The surreptitious pooping underneath my bed. The relentless nightly war waged against my ankles and feet. The incessant meowing as if he’d reconciled classical and quantum physics and needed to tell me all about it right this very instant.

Actually he hasn’t quite given up that last hobby. He still tackles weighty subjects in minutes-long soliloquies delivered in meow, but he’s generally less insistent unless the topic involves food.

Buddy the Baby

One of my fondest memories of Baby Bud involves that hyper talkativeness combined with boundless kitten energy and Buddy’s unique brand of crazy.

It started with bedtime. I was settling in for sleep and Bud was making it clear he would have none of it. So I sighed, making sure my feet were fully wrapped in the armor of a blanket to render kitten claws and teeth ineffective.

One of his favorite moves as a kitten was to wait until I was falling asleep, my heart rate slowing, before going kamikaze on my feet. He’d listen for the first snore, chomp down on my toes and gleefully flee before I realized what was happening, happily trilling and chirping after another successful ambush.

This time Buddy had something else in mind. As soon as the lights were off and I was settled in bed, he took off like the Roadrunner, ricocheting off the walls and yelling out “BRRRRRRUUUPPP!!!! BRRRRRRUUUPPP!!!” as he pinballed around the room.

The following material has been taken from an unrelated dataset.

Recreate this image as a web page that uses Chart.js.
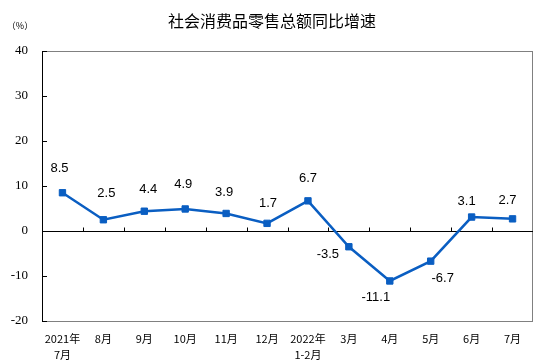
<!DOCTYPE html>
<html>
<head>
<meta charset="utf-8">
<script src="https://cdn.jsdelivr.net/npm/chart.js@4"></script>
<style>
  html, body { margin: 0; padding: 0; background: #fff; }
  #wrap { width: 539px; height: 364px; position: relative; }
</style>
</head>
<body>
<div id="wrap"><canvas id="chart"></canvas></div>
<script>
// categories, two-line labels
const months = [
  ['2021年', '7月'], '8月', '9月', '10月', '11月', '12月',
  ['2022年', '1-2月'], '3月', '4月', '5月', '6月', '7月'
];
const growth = [8.5, 2.5, 4.4, 4.9, 3.9, 1.7, 6.7, -3.5, -11.1, -6.7, 3.1, 2.7];
const yTicks = [40, 30, 20, 10, 0, -10, -20];

// label placement relative to each point (dx, dy)
const labelOffsets = [
  [-3, -24], [3, -26], [4, -22], [-2, -25], [-2, -21], [1, -20],
  [0, -22], [-21, 8], [-14, 16], [12, 17], [-5, -16], [-5, -18]
];

const frame = {
  id: 'frame',
  beforeDatasetsDraw(chart) {
    const { ctx, chartArea: a, scales: { x, y } } = chart;
    ctx.save();
    // gray box
    ctx.strokeStyle = '#808080';
    ctx.lineWidth = 1;
    ctx.strokeRect(a.left + 0.5, a.top + 0.5, a.right - a.left - 1, a.bottom - a.top);
    // left axis & y ticks
    ctx.strokeStyle = '#000';
    ctx.beginPath();
    ctx.moveTo(a.left + 0.5, a.top);
    ctx.lineTo(a.left + 0.5, a.bottom);
    yTicks.forEach(v => {
      const py = Math.round(y.getPixelForValue(v)) + 0.5;
      ctx.moveTo(a.left, py);
      ctx.lineTo(a.left + 5, py);
    });
    // zero line
    const zy = Math.round(y.getPixelForValue(0)) + 0.5;
    ctx.moveTo(a.left, zy);
    ctx.lineTo(a.right, zy);
    // category ticks on zero line
    for (let i = 1; i < months.length; i++) {
      const px = Math.round((x.getPixelForValue(i - 1) + x.getPixelForValue(i)) / 2) + 0.5;
      ctx.moveTo(px, zy);
      ctx.lineTo(px, zy - 4);
    }
    ctx.stroke();

    // y tick labels
    ctx.fillStyle = '#000';
    ctx.font = '13px "Liberation Serif"';
    ctx.textAlign = 'right';
    ctx.textBaseline = 'middle';
    yTicks.forEach(v => {
      ctx.fillText(String(v), a.left - 14, y.getPixelForValue(v));
    });

    // x labels
    ctx.font = '11px "Noto Sans CJK SC"';
    ctx.textAlign = 'center';
    ctx.textBaseline = 'middle';
    months.forEach((m, i) => {
      const px = x.getPixelForValue(i);
      const lines = Array.isArray(m) ? m : [m];
      lines.forEach((t, j) => ctx.fillText(t, px, a.bottom + 18 + j * 16));
    });

    // title and unit
    ctx.font = '16px "Noto Sans CJK SC"';
    ctx.fillText('社会消费品零售总额同比增速', 272, 21);
    ctx.font = '9px "Noto Sans CJK SC"';
    ctx.fillText('（%）', 20, 26);
    ctx.restore();
  },
  afterDatasetsDraw(chart) {
    const { ctx } = chart;
    const meta = chart.getDatasetMeta(0);
    ctx.save();
    ctx.fillStyle = '#000';
    ctx.font = '13px "Liberation Sans"';
    ctx.textAlign = 'center';
    ctx.textBaseline = 'middle';
    meta.data.forEach((pt, i) => {
      const [dx, dy] = labelOffsets[i];
      ctx.fillText(growth[i].toFixed(1), pt.x + dx, pt.y + dy);
    });
    ctx.restore();
  }
};

new Chart(document.getElementById('chart'), {
  type: 'line',
  data: {
    labels: months,
    datasets: [{
      data: growth,
      borderColor: '#0A5EC2',
      backgroundColor: '#0A5EC2',
      borderWidth: 2.5,
      pointStyle: 'rect',
      pointRadius: 4.5,
      pointBorderWidth: 1,
      tension: 0
    }]
  },
  options: {
    responsive: true,
    maintainAspectRatio: false,
    animation: false,
    events: [],
    layout: { padding: { top: 51, right: 6, left: 0, bottom: 0 } },
    plugins: { legend: { display: false }, tooltip: { enabled: false } },
    scales: {
      x: {
        offset: true,
        grid: { display: false },
        border: { display: false },
        ticks: { display: false },
        afterFit(s) { s.height = 43; }
      },
      y: {
        min: -20,
        max: 40,
        grid: { display: false },
        border: { display: false },
        ticks: { display: false, stepSize: 10 },
        afterFit(s) { s.width = 42; }
      }
    }
  },
  plugins: [frame]
});
</script>
</body>
</html>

This went on for several minutes until, without warning, Buddy skidded to a halt on my back, meowed the kitten equivalent of “OH YEAH!” and collapsed on top of me with an epic sigh of contentment. He was asleep within seconds.

I can’t do justice in words to how funny it was, except to say I was laying there belly-laughing with my kitten on top of me, afraid I was going to wake him up.

At the time it was also validation. This kitten was my first-ever pet, and he was clearly a happy little dude. That made me happy too.

I miss Baby Buddy, but I love adult Buddy even more precisely because I have more memories like this one to fondly look back on…and because adult Buddy mercifully doesn’t treat my feet like scratching posts when I’m asleep!